1893, Mexico (1st Rep.). Large Silver 8 Reales "Cap Dollar" Coin. Guadalajara!
Mint Year: 1893 Mint Mark: Ga (Guadalajara). Reference: 1893-GaJS, KM-377.6. Denomination: 8 Reales (Cap Dollar) Condition: Scattered contact-marks in fields, otherwise a nice lustre AU++ with strong mint-luster and colorful toning in obverse! Material: Silver (.903) Weight: 27.04gm Diameter: 40mm
Obverse: Phrygian cap with "libertad" inscription, sourounded by light rays. Legend: * 8R . GoA. 1893 . J . S . 10 Ds . 20 Gs .
Reverse: Eagle with a snake in its beak, standing on a cactus plant, sea waves below. Legend: REPUBLICA MEXICANA (terminated by olive and oak branches)
Guadalajara is the capital and largest city of the Mexican state of Jalisco, and the seat of the municipality of Guadalajara. The city is in the central region of Jalisco in the Western-Pacific area of Mexico.
The successful revolt of the Spanish colonies in America, did not stopped the Spanish dollar to dominate the Eastern trade, and the peso of 8 reales continued to be minted in the New World. The coin was sometimes called a Republican dollar, but eventually any peso of the old Spanish 8-real standard was generally referred to as a Mexican dollar, Mexico being the most prolific producer. Mexico restored the standard of 1772, producing a coin of 27.073 g, 0.9028 fine, containing 24.441 g fine silver (the mark weight of the Mexico City mint was very slightly heavier than the standard mark of Spain).

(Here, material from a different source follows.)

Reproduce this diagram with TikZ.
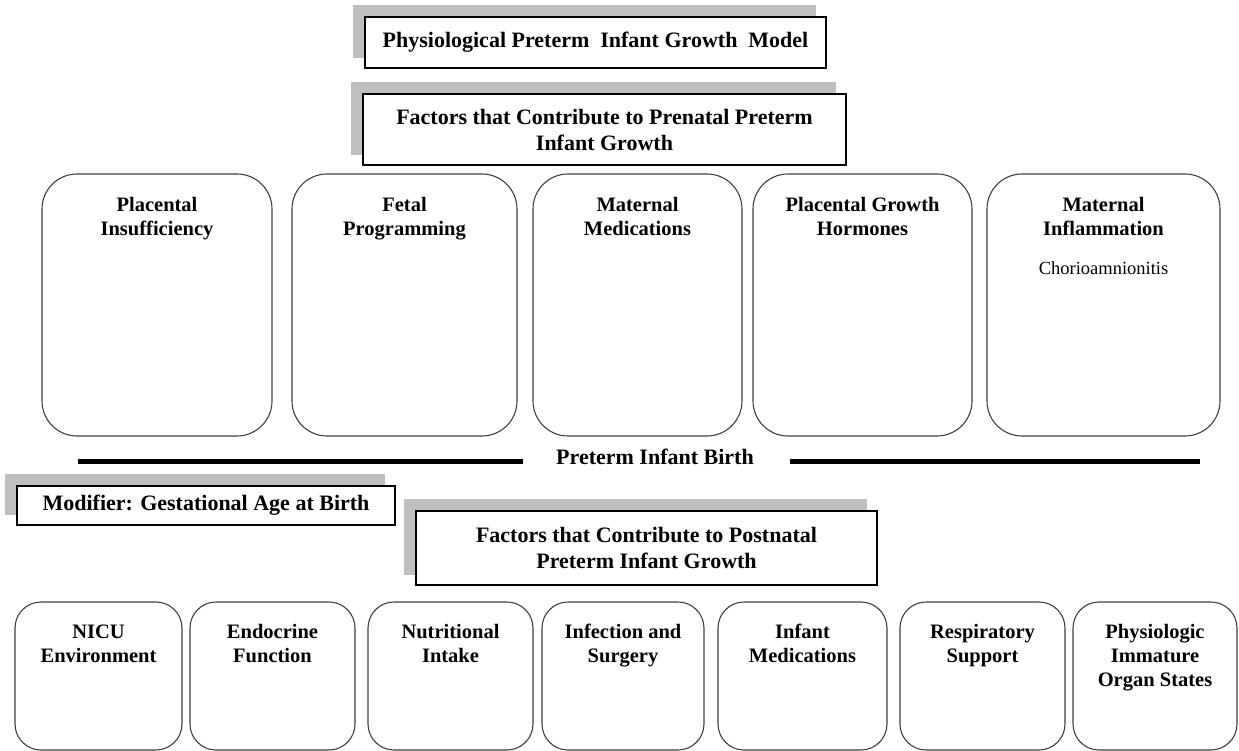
\documentclass[tikz,border=0pt]{standalone}
\usepackage{fontspec}
\setmainfont{Liberation Serif}
\usetikzlibrary{backgrounds}
\newcommand\hdrfont{\fontsize{22}{26}\selectfont\bfseries}
\newcommand\boxfont{\fontsize{20.5}{24}\selectfont\bfseries}
\newcommand\smallfont{\fontsize{18.5}{21}\selectfont}
\definecolor{shadowgray}{HTML}{BFBFBF}
\tikzset{
  hdr/.style={draw=black, fill=white, line width=1.1pt, font=\hdrfont, align=center, inner sep=0pt},
  rbox/.style={draw=black!75, line width=1.1pt, fill=white, inner sep=0pt},
  blbl/.style={font=\boxfont, align=center, anchor=base, inner sep=0pt},
  shadowfill/.style={fill=shadowgray},
  birthline/.style={line width=5pt}
}
\begin{document}
\begin{tikzpicture}[x=1pt, y=-1pt]
\useasboundingbox (0,0) rectangle (1239,751);
% header boxes
\node[hdr, minimum width=461pt, minimum height=51pt] (title) at (595.5,42.5) {Physiological Preterm\ \ Infant Growth\ \ Model};
\node[hdr, minimum width=483pt, minimum height=71pt] (pre) at (604.5,129.5) {Factors that Contribute to Prenatal Preterm\\Infant Growth};
\node[hdr, minimum width=378pt, minimum height=39pt] (mod) at (206,505.5) {Modifier: Gestational Age at Birth};
\node[hdr, minimum width=461pt, minimum height=74pt] (post) at (646.5,548) {Factors that Contribute to Postnatal\\Preterm Infant Growth};
\begin{scope}[on background layer]
\foreach \n in {title,pre,mod,post}{
  \fill[shadowfill] ([shift={(-11,-11)}]\n.south west) rectangle ([shift={(-11,-11)}]\n.north east);
}
\end{scope}
% prenatal boxes
\begin{scope}[rbox/.append style={rounded corners=35pt, minimum height=262pt}]
\node[rbox, minimum width=230pt] (pa) at (157,305) {};
\node[rbox, minimum width=225pt] (pb) at (404.5,305) {};
\node[rbox, minimum width=209pt] (pc) at (637.5,305) {};
\node[rbox, minimum width=219pt] (pd) at (862.5,305) {};
\node[rbox, minimum width=233pt] (pe) at (1103.5,305) {};
\end{scope}
\node[blbl] (pat) at ([yshift=-62pt]pa.north) {Placental\\Insufficiency};
\node[blbl] (pbt) at ([yshift=-62pt]pb.north) {Fetal\\Programming};
\node[blbl] (pct) at ([yshift=-62pt]pc.north) {Maternal\\Medications};
\node[blbl] (pdt) at ([yshift=-62pt]pd.north) {Placental Growth\\Hormones};
\node[blbl] (pet) at ([yshift=-62pt]pe.north) {Maternal\\Inflammation};
\node[font=\smallfont, anchor=base, inner sep=0pt] (pes) at ([yshift=-101pt]pe.north) {Chorioamnionitis};
% birth line
\node[font=\hdrfont, inner sep=0pt] (birth) at (655,457) {Preterm Infant Birth};
\coordinate (la) at (78,461);
\coordinate (lb) at (523,461);
\coordinate (lc) at (790,461);
\coordinate (ld) at (1200,461);
\draw[birthline] (la) -- (lb);
\draw[birthline] (lc) -- (ld);
% postnatal boxes
\begin{scope}[rbox/.append style={rounded corners=26pt, minimum height=148pt}]
\node[rbox, minimum width=167pt] (qa) at (98.5,676) {};
\node[rbox, minimum width=165pt] (qb) at (272.5,676) {};
\node[rbox, minimum width=165pt] (qc) at (450.5,676) {};
\node[rbox, minimum width=162pt] (qd) at (623,676) {};
\node[rbox, minimum width=169pt] (qe) at (802.5,676) {};
\node[rbox, minimum width=165pt] (qf) at (982.5,676) {};
\node[rbox, minimum width=164pt] (qg) at (1155,676) {};
\end{scope}
\node[blbl] (qat) at ([yshift=-61pt]qa.north) {NICU\\Environment};
\node[blbl] (qbt) at ([yshift=-61pt]qb.north) {Endocrine\\Function};
\node[blbl] (qct) at ([yshift=-61pt]qc.north) {Nutritional\\Intake};
\node[blbl] (qdt) at ([yshift=-61pt]qd.north) {Infection and\\Surgery};
\node[blbl] (qet) at ([yshift=-61pt]qe.north) {Infant\\Medications};
\node[blbl] (qft) at ([yshift=-61pt]qf.north) {Respiratory\\Support};
\node[blbl] (qgt) at ([yshift=-85pt]qg.north) {Physiologic\\Immature\\Organ States};
\end{tikzpicture}
\end{document}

The United Mexican States was established on 4 October 1824, after the overthrow of the Mexican Empire of Agustin de Iturbide. In the new constitution, the republic took the name of United Mexican States, and was defined as a representative federal republic, with Catholicism as the official and unique religion.
However, most of the population largely ignored it. When Guadalupe Victoria was followed in office by Vicente Guerrero, who won the electoral but lost the popular vote, the Conservative Party saw an opportunity to seize control and led a coup under Anastasio Bustamante, who served as president from 1830 to 1832, and again from 1837 to 1841.
This coup set the pattern for Mexican politics during the 19th Century. Many governments rose and fell during a period of instability caused by factors including 1) the control of the economic system by the large landowners, 2) the struggle over the status of Mexico's northern territories, which issued in a devastating defeat at the end of the Mexican American War; and 3) the gulf in wealth and power between the Spanish-descended elite and the mixed-race majority.
The main political parties during this era were the Conservatives (favoring the Catholic Church, the landowners, and a monarchy) and the Liberals (favoring secular government, the landless majority, and a republic).
Also, while the form of Mexican government fluctuated considerably during these years, three men dominate 19th Century Mexican history: 1) Antonio López de Santa Anna (from independence until 1855); 2) Benito Juárez (during the 1850s and 1860s); and 3) Porfirio Diaz (during the final quarter of the century).